Tuesday, April 10, 2012



I don't know how people find the time to blog every single day and still have interesting things to write about.
It's true that the good girls keep diaries, because the bad girls never have the time. I certainly don't.
My friend and I had a very creative, artsy photo shoot last Friday night and it was such a blast. I'm so thankful we actually did it, because it there a lot to a shoot that I forget to think about such as angles and posing. Posing is one of the hardest things for me to nail here lately because it is just something I have never really done before. I've been practicing in front of the mirror, and believe it or not it has done wonders.
I just let Aelias take the lead on this one, and I was stunned and fascinated by his ideas. He is such an artist with an abstract way of thinking and it definitely added some super cool elements to the pictures.

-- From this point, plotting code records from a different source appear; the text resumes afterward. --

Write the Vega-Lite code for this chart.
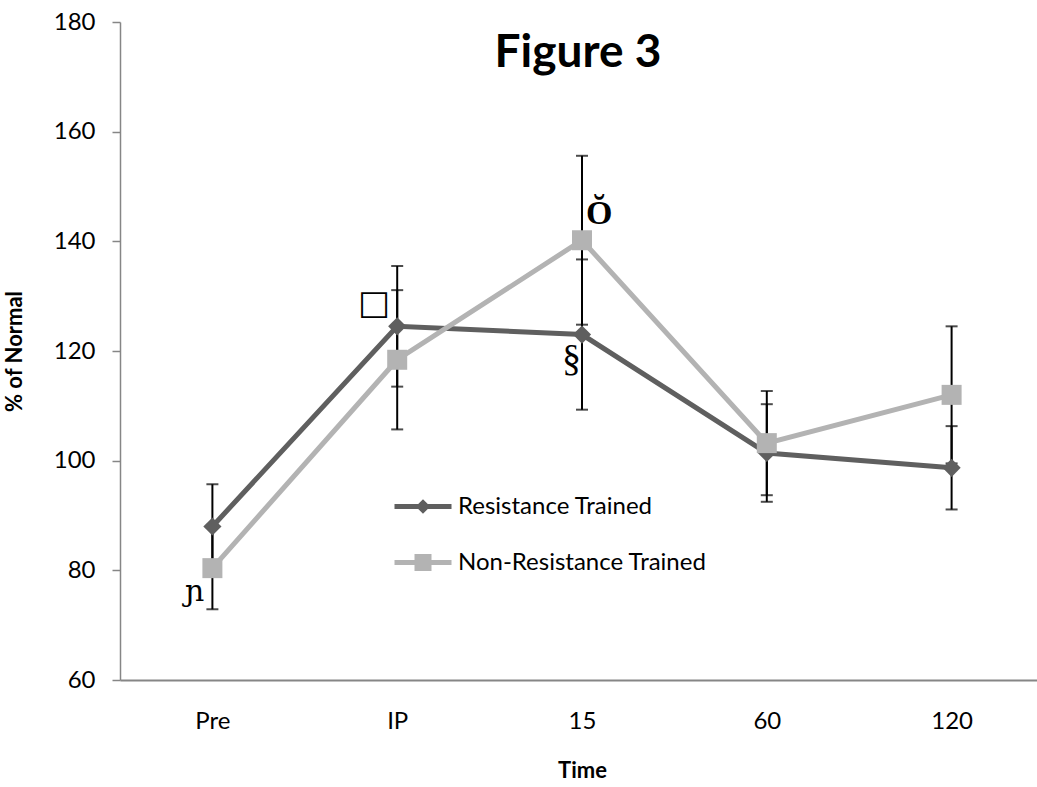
{
  "$schema": "https://vega.github.io/schema/vega-lite/v6.json",
  "autosize": {"type": "none"},
  "padding": {"left": 120, "top": 22, "right": 0, "bottom": 107},
  "width": 924,
  "height": 658,
  "background": "white",
  "config": {"view": {"stroke": null}, "font": "Lato"},
  "title": {"text": "Figure 3", "font": "Lato", "fontSize": 46, "fontWeight": "bold", "color": "black", "frame": "group", "anchor": "middle", "offset": -67, "dx": -4},
  "datasets": {
    "series": [
      {"time": "Pre", "series": "Resistance Trained", "value": 88.0, "err": 7.7},
      {"time": "IP", "series": "Resistance Trained", "value": 124.5, "err": 11.0},
      {"time": "15", "series": "Resistance Trained", "value": 123.0, "err": 13.7},
      {"time": "60", "series": "Resistance Trained", "value": 101.4, "err": 8.9},
      {"time": "120", "series": "Resistance Trained", "value": 98.7, "err": 7.6},
      {"time": "Pre", "series": "Non-Resistance Trained", "value": 80.4, "err": 7.5},
      {"time": "IP", "series": "Non-Resistance Trained", "value": 118.4, "err": 12.7},
      {"time": "15", "series": "Non-Resistance Trained", "value": 140.2, "err": 15.4},
      {"time": "60", "series": "Non-Resistance Trained", "value": 103.2, "err": 9.5},
      {"time": "120", "series": "Non-Resistance Trained", "value": 112.0, "err": 12.5}
    ],
    "notes": [
      {"time": "Pre", "value": 76.0, "label": "ɲ", "group": "left"},
      {"time": "IP", "value": 128.6, "label": "□", "group": "box"},
      {"time": "15", "value": 118.4, "label": "§", "group": "mid"},
      {"time": "15", "value": 145.0, "label": "Ŏ", "group": "right"}
    ]
  },
  "encoding": {
    "x": {
      "field": "time", "type": "ordinal", "sort": ["Pre", "IP", "15", "60", "120"],
      "scale": {"type": "point", "padding": 0.5},
      "title": "Time",
      "axis": {"ticks": false, "domainColor": "#868686", "domainWidth": 2, "labelFont": "Lato", "labelFontSize": 24, "labelColor": "black", "labelPadding": 29, "labelAngle": 0, "titleFont": "Lato", "titleFontSize": 22, "titleFontWeight": "bold", "titleColor": "black", "titlePadding": 27}
    },
    "y": {
      "field": "value", "type": "quantitative",
      "scale": {"domain": [60, 180], "nice": false, "zero": false},
      "title": "% of Normal",
      "axis": {"values": [60, 80, 100, 120, 140, 160, 180], "grid": false, "domainColor": "#868686", "domainWidth": 1.5, "tickColor": "#868686", "tickWidth": 1.5, "tickSize": 8, "labelFont": "Lato", "labelFontSize": 24, "labelColor": "black", "labelPadding": 17, "titleFont": "Lato", "titleFontSize": 22, "titleFontWeight": "bold", "titleColor": "black", "titlePadding": 27}
    }
  },
  "layer": [
    {
      "data": {"name": "series"},
      "mark": {"type": "errorbar", "ticks": true, "size": 12, "thickness": 2, "color": "black"},
      "encoding": {"yError": {"field": "err"}, "detail": {"field": "series"}}
    },
    {
      "data": {"name": "series"},
      "transform": [{"filter": "datum.series === 'Resistance Trained'"}],
      "mark": {"type": "line", "strokeWidth": 5},
      "encoding": {
        "color": {
          "field": "series", "type": "nominal",
          "scale": {"domain": ["Resistance Trained", "Non-Resistance Trained"], "range": ["#5f5f5f", "#b3b3b3"]},
          "legend": {
            "orient": "none", "legendX": 285.5, "legendY": 467, "title": null,
            "labelFont": "Lato", "labelFontSize": 24, "labelColor": "black", "labelLimit": 0,
            "symbolSize": 900, "labelOffset": 17.5, "rowPadding": 24, "padding": 0,
            "encode": {"symbols": {"update": {
              "shape": {"signal": "datum.value === 'Resistance Trained' ? 'M-1.9,0H1.9M0,-0.25L0.25,0L0,0.25L-0.25,0Z' : 'M-1.9,0H1.9M-0.4,-0.4H0.4V0.4H-0.4Z'"},
              "fill": {"signal": "datum.value === 'Resistance Trained' ? '#5f5f5f' : '#b3b3b3'"},
              "stroke": {"signal": "datum.value === 'Resistance Trained' ? '#5f5f5f' : '#b3b3b3'"},
              "strokeWidth": {"value": 5},
              "opacity": {"value": 1}
            }}}
          }
        }
      }
    },
    {
      "data": {"name": "series"},
      "transform": [{"filter": "datum.series === 'Non-Resistance Trained'"}],
      "mark": {"type": "line", "strokeWidth": 5},
      "encoding": {"color": {"field": "series", "type": "nominal"}}
    },
    {
      "data": {"name": "series"},
      "transform": [{"filter": "datum.series === 'Resistance Trained'"}],
      "mark": {"type": "point", "shape": "diamond", "filled": true, "opacity": 1, "size": 330, "color": "#5f5f5f"}
    },
    {
      "data": {"name": "series"},
      "transform": [{"filter": "datum.series === 'Non-Resistance Trained'"}],
      "mark": {"type": "point", "shape": "square", "filled": true, "opacity": 1, "size": 400, "color": "#b3b3b3"}
    },
    {
      "data": {"name": "notes"},
      "transform": [{"filter": "datum.group === 'left'"}],
      "mark": {"type": "text", "align": "right", "baseline": "middle", "dx": -8, "font": "DejaVu Serif", "fontSize": 30, "color": "black"},
      "encoding": {"text": {"field": "label"}}
    },
    {
      "data": {"name": "notes"},
      "transform": [{"filter": "datum.group === 'box'"}],
      "mark": {"type": "text", "align": "right", "baseline": "middle", "dx": -7, "font": "DejaVu Sans", "fontSize": 34, "color": "black"},
      "encoding": {"text": {"field": "label"}}
    },
    {
      "data": {"name": "notes"},
      "transform": [{"filter": "datum.group === 'mid'"}],
      "mark": {"type": "text", "align": "right", "baseline": "middle", "dx": -1, "font": "Liberation Serif", "fontSize": 38, "color": "black"},
      "encoding": {"text": {"field": "label"}}
    },
    {
      "data": {"name": "notes"},
      "transform": [{"filter": "datum.group === 'right'"}],
      "mark": {"type": "text", "align": "left", "baseline": "middle", "dx": 4, "font": "Liberation Serif", "fontSize": 34, "fontWeight": "bold", "color": "black"},
      "encoding": {"text": {"field": "label"}}
    }
  ]
}
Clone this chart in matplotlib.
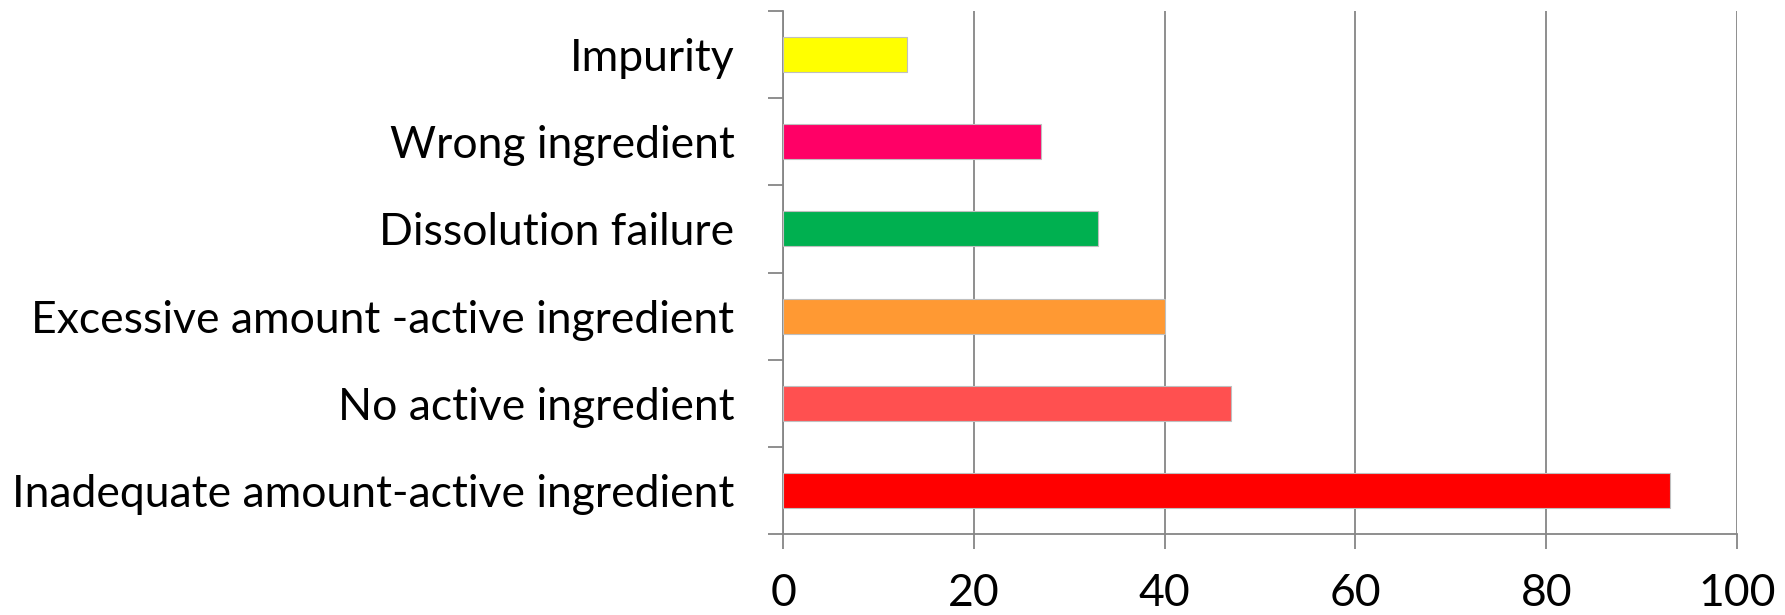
import matplotlib
matplotlib.use("Agg")
import matplotlib.pyplot as plt
from matplotlib.ticker import FixedLocator, NullFormatter, FixedFormatter

# Categories listed bottom-to-top as drawn on the chart
categories = [
    "Inadequate amount-active ingredient",
    "No active ingredient",
    "Excessive amount -active ingredient",
    "Dissolution failure",
    "Wrong ingredient",
    "Impurity",
]
values = [93, 47, 40, 33, 27, 13]
colors = ["#FF0000", "#FF5050", "#FF9933", "#00B050", "#FF0066", "#FFFF00"]
x_ticks = [0, 20, 40, 60, 80, 100]

plt.rcParams["font.family"] = ["Lato", "DejaVu Sans"]

fig = plt.figure(figsize=(17.85, 6.15), dpi=100)
ax = fig.add_axes([0.4387, 0.1317, 0.9731 - 0.4387, 0.9821 - 0.1317])

pos = list(range(len(categories)))
ax.barh(pos, values, height=0.4, color=colors, edgecolor="#BFBFBF", linewidth=0.8, zorder=3)

grid_c = "#868686"
ax.set_xlim(0, 100)
ax.set_ylim(-0.5, len(categories) - 0.5)
ax.xaxis.set_major_locator(FixedLocator(x_ticks))
ax.set_xticklabels([str(t) for t in x_ticks])
ax.grid(axis="x", color=grid_c, linewidth=1.3, zorder=0)

# Category labels centred on bars; ticks at the category boundaries
ax.yaxis.set_major_locator(FixedLocator([p - 0.5 for p in pos] + [len(categories) - 0.5]))
ax.yaxis.set_major_formatter(NullFormatter())
ax.yaxis.set_minor_locator(FixedLocator(pos))
ax.yaxis.set_minor_formatter(FixedFormatter(categories))
ax.tick_params(axis="y", which="major", length=11, width=1.3, color=grid_c, direction="out")
ax.tick_params(axis="y", which="minor", length=0, pad=35, labelsize=32)
ax.tick_params(axis="x", which="major", length=11, width=1.3, color=grid_c, direction="out",
               labelsize=32, pad=17)

for s in ["top", "right"]:
    ax.spines[s].set_visible(False)
for s in ["left", "bottom"]:
    ax.spines[s].set_color(grid_c)
    ax.spines[s].set_linewidth(1.3)

fig.savefig("out.png", dpi=100)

Hopefully our next shoot will be my portfolio pictures. I have been consumed with what I want to wear in the pictures for my portfolio, and the story I want to create with them. As a model you just cannot find work without a well put together book, and I am going to give it everything that I've got to make it as special and professional as possible. I want to be exceptional. I want to stand out.
I was contacted by a scouting agency called One Source Talent, and was supposed to interview with their talent agency on Saturday. I drove an hour to their office just to have google maps completely turn me around and I got lost as hell. The woman who scheduled my interview made it very clear that being on time was priority and that if I was just a minute late then I would be turned away. I gave myself plenty of time with traffic and to find the place, and after going in circles for thirty minutes when I had already reached the general area, I would have been late and gave up.
I went straight from Irving to my Real World audition, and my mouth dropped when I saw how many people were auditioning. I walked in with my VIP pass, and still waited for an hour and a half before my interview. I sat at a table with a guy and a chick to fill out my questionaire and we chatted while we waited and I was glad to have met them. I just love talking to people. Everyone has so much to offer, even if it is just one, hour-long conversation. We were placed in groups of 7 or 8 and when it was our time to interview, we sat at a table with one of the producers or directors. She collected our papers and then when she called our names we were instructed to state our name, age, where we were from, and one thing people don't really know about us.
Turns out, I might not be quite as interesting as I thought. In my group alone there was a transexual man transitioning into a woman who did drag in Dallas, a guy whose mother overdosed on cocaine, a girl who had been completely on her own since she was 16 years old, and the blonde amateur fighter on the MTV show Caged.
Then there is me, the girl from one of the smallest, unknown towns in the world with a population of 2,000 who has never lived outside of North Texas, has both parents who are married, youngest of four, wannabe actress and model who is just starting out. I have no deep dark secrets, just a lot of heart. When it was my turn, I said that I wrote song lyrics and that since I'm not really a musician not many people knew about it. But that isn't even entirely true. All of my close friends know about songs, and some of them even know a few by heart. That was it. She thanked us and we were excused with the hope that they would call us within 48 hours to let us know if we had made it through.
I'm an open book. The only mystery to me is my bizarre perspectives and thought process. But no one can open that door unless they have a relatively profound conversation with me. It is a new thing I learned about myself that day, and I would like to attempt to find a way to use that to my advantage and "sell" myself with it. I didn't get a call back to go to the second round of auditions, but it was a provoking experience nonetheless.


"Be steady on your feet, no matter the trouble you meet. Lions make you brave, giants give you faith, death is a charade. You don't have to feel safe to feel unafraid."